Loss in performance as core count increases

openucx / ucx

Unified Communication X (mailing list - https://elist.ornl.gov/mailman/listinfo/ucx-group)

http://www.openucx.org

Other

1.14k stars 424 forks source link

Loss in performance as core count increases #4102

Closed afernandezody closed 3 years ago

afernandezody commented 5 years ago

Hello, I'm combining UCX 1.6.0 with OpenMPI (4.0.1) in clusters created with instances from AWS. I have no issue compiling and building everything. The jobs run fine but the performance is just not there. Small clusters (72 cores) exhibit the expected performance but increasing the core count (288) leads to performance deterioration (around 20%) versus standard clusters, which use BTL components. The loss in performance is pretty consistent across different benchmarks and I have tried the usual flags (e.g. --mca btl ^vader,tcp,openib,uct), which make no difference. I was wondering if anyone has noticed similar performance in a cloud environment or what could be the root of the behavior. Thanks.

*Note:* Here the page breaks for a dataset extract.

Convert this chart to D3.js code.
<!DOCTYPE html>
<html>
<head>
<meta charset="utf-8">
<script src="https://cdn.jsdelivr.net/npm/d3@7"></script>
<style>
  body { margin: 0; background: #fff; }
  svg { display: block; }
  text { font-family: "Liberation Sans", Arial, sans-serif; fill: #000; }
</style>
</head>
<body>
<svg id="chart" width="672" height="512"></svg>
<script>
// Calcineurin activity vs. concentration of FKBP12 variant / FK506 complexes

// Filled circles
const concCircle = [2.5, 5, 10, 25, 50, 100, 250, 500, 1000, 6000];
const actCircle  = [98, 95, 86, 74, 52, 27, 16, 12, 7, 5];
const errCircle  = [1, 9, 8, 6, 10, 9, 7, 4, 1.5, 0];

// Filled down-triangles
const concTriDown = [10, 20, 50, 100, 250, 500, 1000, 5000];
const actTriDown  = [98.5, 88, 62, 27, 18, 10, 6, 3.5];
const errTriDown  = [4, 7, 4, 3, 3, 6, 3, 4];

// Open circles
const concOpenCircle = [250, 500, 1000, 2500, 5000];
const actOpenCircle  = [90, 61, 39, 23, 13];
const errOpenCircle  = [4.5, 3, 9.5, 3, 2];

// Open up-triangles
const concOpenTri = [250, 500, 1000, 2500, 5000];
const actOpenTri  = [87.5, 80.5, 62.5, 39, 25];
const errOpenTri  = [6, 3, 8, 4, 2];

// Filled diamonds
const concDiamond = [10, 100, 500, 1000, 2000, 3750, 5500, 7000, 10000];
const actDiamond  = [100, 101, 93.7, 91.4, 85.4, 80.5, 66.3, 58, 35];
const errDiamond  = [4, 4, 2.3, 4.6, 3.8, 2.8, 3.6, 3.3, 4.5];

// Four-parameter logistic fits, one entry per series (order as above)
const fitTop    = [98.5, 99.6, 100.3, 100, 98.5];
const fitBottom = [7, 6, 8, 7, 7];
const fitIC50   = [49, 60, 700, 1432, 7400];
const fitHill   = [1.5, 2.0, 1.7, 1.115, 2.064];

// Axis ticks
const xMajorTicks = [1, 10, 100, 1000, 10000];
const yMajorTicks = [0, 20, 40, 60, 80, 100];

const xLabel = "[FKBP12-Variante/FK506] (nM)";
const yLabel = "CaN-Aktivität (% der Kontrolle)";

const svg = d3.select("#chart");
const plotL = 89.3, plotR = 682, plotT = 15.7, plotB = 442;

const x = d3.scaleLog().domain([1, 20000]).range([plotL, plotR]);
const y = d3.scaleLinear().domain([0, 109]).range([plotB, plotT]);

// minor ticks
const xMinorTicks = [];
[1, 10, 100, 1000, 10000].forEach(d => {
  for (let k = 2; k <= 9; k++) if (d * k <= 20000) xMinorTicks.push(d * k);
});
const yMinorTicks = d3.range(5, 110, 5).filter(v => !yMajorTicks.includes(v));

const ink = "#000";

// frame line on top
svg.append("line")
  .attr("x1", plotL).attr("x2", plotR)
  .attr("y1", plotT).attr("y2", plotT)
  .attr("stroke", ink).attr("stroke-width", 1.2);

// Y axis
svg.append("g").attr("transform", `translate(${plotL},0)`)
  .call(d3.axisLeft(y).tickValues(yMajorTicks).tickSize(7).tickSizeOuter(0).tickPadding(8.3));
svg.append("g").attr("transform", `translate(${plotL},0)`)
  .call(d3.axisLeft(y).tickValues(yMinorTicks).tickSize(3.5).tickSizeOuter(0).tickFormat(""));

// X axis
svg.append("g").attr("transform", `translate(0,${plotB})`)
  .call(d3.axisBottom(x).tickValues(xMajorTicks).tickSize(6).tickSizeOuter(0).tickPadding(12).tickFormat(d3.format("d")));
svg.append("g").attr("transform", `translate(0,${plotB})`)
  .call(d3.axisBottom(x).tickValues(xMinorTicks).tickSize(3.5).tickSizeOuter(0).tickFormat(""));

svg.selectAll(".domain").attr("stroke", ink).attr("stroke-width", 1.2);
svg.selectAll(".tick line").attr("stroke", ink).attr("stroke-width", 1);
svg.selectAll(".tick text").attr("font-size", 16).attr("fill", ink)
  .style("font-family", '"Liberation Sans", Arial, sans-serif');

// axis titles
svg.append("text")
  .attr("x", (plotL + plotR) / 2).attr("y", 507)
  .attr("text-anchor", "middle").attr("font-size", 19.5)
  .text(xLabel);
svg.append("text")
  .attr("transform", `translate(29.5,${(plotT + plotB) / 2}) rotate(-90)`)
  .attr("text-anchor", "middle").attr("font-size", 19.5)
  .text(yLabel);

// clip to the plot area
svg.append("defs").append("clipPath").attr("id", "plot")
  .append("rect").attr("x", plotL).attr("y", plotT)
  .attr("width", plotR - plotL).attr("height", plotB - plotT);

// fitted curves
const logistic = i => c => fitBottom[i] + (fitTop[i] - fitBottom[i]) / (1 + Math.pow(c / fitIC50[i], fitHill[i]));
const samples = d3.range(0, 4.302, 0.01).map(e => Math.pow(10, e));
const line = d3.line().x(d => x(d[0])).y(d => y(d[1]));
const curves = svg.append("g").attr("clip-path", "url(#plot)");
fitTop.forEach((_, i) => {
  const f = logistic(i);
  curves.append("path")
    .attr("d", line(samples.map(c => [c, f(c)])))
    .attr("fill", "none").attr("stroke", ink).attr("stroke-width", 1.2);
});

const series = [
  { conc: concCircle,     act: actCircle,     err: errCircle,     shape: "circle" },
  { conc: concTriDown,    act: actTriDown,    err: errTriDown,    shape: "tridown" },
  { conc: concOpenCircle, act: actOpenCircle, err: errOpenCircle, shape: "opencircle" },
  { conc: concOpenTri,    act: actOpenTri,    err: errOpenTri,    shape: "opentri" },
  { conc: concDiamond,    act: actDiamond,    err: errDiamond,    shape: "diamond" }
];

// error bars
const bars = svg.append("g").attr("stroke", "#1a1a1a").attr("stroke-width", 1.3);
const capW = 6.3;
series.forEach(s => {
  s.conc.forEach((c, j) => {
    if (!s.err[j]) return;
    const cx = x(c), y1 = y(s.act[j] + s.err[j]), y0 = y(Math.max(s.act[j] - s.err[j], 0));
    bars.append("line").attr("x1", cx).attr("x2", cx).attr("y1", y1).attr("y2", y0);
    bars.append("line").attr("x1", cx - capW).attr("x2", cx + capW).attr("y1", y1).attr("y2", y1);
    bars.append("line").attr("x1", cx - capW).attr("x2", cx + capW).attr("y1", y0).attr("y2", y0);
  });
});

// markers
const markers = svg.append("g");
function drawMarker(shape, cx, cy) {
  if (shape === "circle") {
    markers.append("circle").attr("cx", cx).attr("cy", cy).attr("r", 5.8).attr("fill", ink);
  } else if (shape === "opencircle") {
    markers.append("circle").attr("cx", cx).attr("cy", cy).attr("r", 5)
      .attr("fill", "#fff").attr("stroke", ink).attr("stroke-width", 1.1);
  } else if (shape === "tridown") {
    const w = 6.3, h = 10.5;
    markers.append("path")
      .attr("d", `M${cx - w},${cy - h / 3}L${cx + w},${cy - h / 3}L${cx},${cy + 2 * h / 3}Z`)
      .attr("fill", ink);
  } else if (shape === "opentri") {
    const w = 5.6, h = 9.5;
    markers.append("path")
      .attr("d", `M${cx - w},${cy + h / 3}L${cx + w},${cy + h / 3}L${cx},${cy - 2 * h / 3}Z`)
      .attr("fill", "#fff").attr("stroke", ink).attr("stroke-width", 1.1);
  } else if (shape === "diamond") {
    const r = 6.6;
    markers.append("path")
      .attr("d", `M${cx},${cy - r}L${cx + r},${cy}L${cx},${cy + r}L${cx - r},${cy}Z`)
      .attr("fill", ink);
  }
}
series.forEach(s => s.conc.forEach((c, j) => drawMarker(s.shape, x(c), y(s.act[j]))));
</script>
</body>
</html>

yosefe commented 5 years ago

@afernandezody i guess the transports in use are TCP and shared memory? Can you provide one example of a benchmark and number of cores where you see the most difference vs BTL components (command line, number of nodes, and number of cores per node)? thank you!

afernandezody commented 5 years ago

The standard configuration has tcp, openib, vader and self as transports. There's no significant loss in performance for 72 cores but the same can't be said for 288 cores (this configuration correspond to 6 AWS c5.18xlarge instances - each of this instances is a dual socket Intel Xeon Platinum 8124). I have measured performance with several tools including the NAS benchmark. For class D, some results (time to complete the computations) are: BT (standard cluster) with 256 MPI ranks (it needs to be N^2) - 98.25 s BT (ucx cluster) with 256 MPI ranks - 120.51 s SP (standard cluster) with 256 MPI ranks - 131.51 s SP (ucx cluster) with 256 MPI ranks - 148.40 s The jobs can be submitted as mpirun -np 256 -mca pml ucx ./executable or mpirun -np 256 -mca pml ucx --mca btl ^vader,tcp,openib,uct -x UCX_NET_DEVICES=all ./executable

yosefe commented 5 years ago

thanks , it seems mostly related to TCP performance then. adding @dmitrygx

dmitrygx commented 5 years ago

@afernandezody do you have those benchmarks available for free usage? [upd] sorry for inattentive reading, I see that this is NAS benchmark

yosefe commented 5 years ago

i guess it's https://www.nas.nasa.gov/publications/npb.html

shamisp commented 5 years ago

This is NPB https://www.nas.nasa.gov/publications/npb.html

dmitrygx commented 5 years ago

i guess it's https://www.nas.nasa.gov/publications/npb.html

This is NPB https://www.nas.nasa.gov/publications/npb.html

@yosefe @shamisp thank you!

afernandezody commented 5 years ago

Sorry, I should have been a bit more specific (my background is CFD and, sometimes, I forget that many people in the Github community have never used this type of software). The previous results were measured with NPBv3.4. NASA has several codes that are restricted to US citizens/institutions but NAS is available to most everyone (not sure if there is any restriction to some very specific countries).